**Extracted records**

• • • • • • •

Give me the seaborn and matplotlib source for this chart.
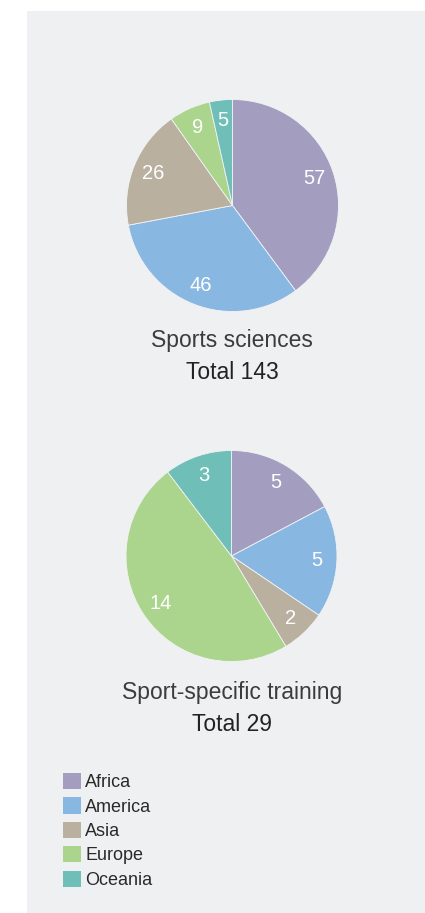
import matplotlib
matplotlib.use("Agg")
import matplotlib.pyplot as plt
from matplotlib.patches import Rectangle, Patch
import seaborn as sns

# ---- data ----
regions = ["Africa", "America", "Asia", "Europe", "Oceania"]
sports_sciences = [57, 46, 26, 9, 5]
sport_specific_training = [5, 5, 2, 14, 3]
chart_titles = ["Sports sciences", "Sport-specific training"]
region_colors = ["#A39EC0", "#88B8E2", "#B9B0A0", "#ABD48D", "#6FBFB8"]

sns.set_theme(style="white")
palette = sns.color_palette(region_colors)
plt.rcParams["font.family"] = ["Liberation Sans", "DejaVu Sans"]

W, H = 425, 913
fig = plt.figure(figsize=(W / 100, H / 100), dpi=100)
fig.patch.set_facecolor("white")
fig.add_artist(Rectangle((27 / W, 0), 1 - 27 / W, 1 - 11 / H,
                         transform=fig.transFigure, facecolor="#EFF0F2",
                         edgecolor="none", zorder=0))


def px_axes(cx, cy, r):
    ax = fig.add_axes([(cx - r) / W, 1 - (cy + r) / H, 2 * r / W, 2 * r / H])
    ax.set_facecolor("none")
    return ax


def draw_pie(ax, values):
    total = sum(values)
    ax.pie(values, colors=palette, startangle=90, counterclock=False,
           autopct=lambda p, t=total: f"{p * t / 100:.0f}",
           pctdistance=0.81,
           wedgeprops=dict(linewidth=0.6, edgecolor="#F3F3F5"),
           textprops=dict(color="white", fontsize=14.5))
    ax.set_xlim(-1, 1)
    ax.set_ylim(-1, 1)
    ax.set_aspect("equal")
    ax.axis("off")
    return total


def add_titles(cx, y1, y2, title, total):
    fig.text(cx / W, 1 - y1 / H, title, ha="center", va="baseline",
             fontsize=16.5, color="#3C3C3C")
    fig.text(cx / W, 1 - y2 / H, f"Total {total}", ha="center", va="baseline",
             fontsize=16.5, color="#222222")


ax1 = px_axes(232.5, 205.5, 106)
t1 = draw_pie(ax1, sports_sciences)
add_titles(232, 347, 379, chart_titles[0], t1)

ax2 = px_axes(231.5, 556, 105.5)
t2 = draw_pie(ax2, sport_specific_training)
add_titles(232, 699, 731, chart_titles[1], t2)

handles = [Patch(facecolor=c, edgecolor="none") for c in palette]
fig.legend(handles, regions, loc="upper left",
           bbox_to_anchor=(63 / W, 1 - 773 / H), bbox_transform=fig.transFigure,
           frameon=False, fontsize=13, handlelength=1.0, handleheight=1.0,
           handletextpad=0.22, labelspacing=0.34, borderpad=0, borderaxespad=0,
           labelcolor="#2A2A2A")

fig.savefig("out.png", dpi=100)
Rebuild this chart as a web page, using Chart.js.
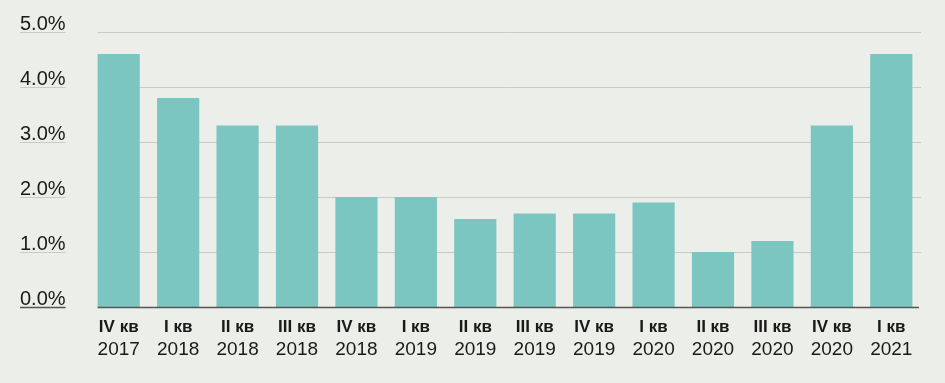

• • • • • • •

**Aim of the exercise**
Transcribe the listing in full. Omit the pictures and keep every line exact.

**Answer in full**
Give me the seaborn and matplotlib source for this chart.
import matplotlib
matplotlib.use("Agg")
import matplotlib.pyplot as plt
from matplotlib.patches import Rectangle, Patch
import seaborn as sns

# ---- data ----
regions = ["Africa", "America", "Asia", "Europe", "Oceania"]
sports_sciences = [57, 46, 26, 9, 5]
sport_specific_training = [5, 5, 2, 14, 3]
chart_titles = ["Sports sciences", "Sport-specific training"]
region_colors = ["#A39EC0", "#88B8E2", "#B9B0A0", "#ABD48D", "#6FBFB8"]

sns.set_theme(style="white")
palette = sns.color_palette(region_colors)
plt.rcParams["font.family"] = ["Liberation Sans", "DejaVu Sans"]

W, H = 425, 913
fig = plt.figure(figsize=(W / 100, H / 100), dpi=100)
fig.patch.set_facecolor("white")
fig.add_artist(Rectangle((27 / W, 0), 1 - 27 / W, 1 - 11 / H,
                         transform=fig.transFigure, facecolor="#EFF0F2",
                         edgecolor="none", zorder=0))


def px_axes(cx, cy, r):
    ax = fig.add_axes([(cx - r) / W, 1 - (cy + r) / H, 2 * r / W, 2 * r / H])
    ax.set_facecolor("none")
    return ax


def draw_pie(ax, values):
    total = sum(values)
    ax.pie(values, colors=palette, startangle=90, counterclock=False,
           autopct=lambda p, t=total: f"{p * t / 100:.0f}",
           pctdistance=0.81,
           wedgeprops=dict(linewidth=0.6, edgecolor="#F3F3F5"),
           textprops=dict(color="white", fontsize=14.5))
    ax.set_xlim(-1, 1)
    ax.set_ylim(-1, 1)
    ax.set_aspect("equal")
    ax.axis("off")
    return total


def add_titles(cx, y1, y2, title, total):
    fig.text(cx / W, 1 - y1 / H, title, ha="center", va="baseline",
             fontsize=16.5, color="#3C3C3C")
    fig.text(cx / W, 1 - y2 / H, f"Total {total}", ha="center", va="baseline",
             fontsize=16.5, color="#222222")


ax1 = px_axes(232.5, 205.5, 106)
t1 = draw_pie(ax1, sports_sciences)
add_titles(232, 347, 379, chart_titles[0], t1)

ax2 = px_axes(231.5, 556, 105.5)
t2 = draw_pie(ax2, sport_specific_training)
add_titles(232, 699, 731, chart_titles[1], t2)

handles = [Patch(facecolor=c, edgecolor="none") for c in palette]
fig.legend(handles, regions, loc="upper left",
           bbox_to_anchor=(63 / W, 1 - 773 / H), bbox_transform=fig.transFigure,
           frameon=False, fontsize=13, handlelength=1.0, handleheight=1.0,
           handletextpad=0.22, labelspacing=0.34, borderpad=0, borderaxespad=0,
           labelcolor="#2A2A2A")

fig.savefig("out.png", dpi=100)
Rebuild this chart as a web page, using Chart.js.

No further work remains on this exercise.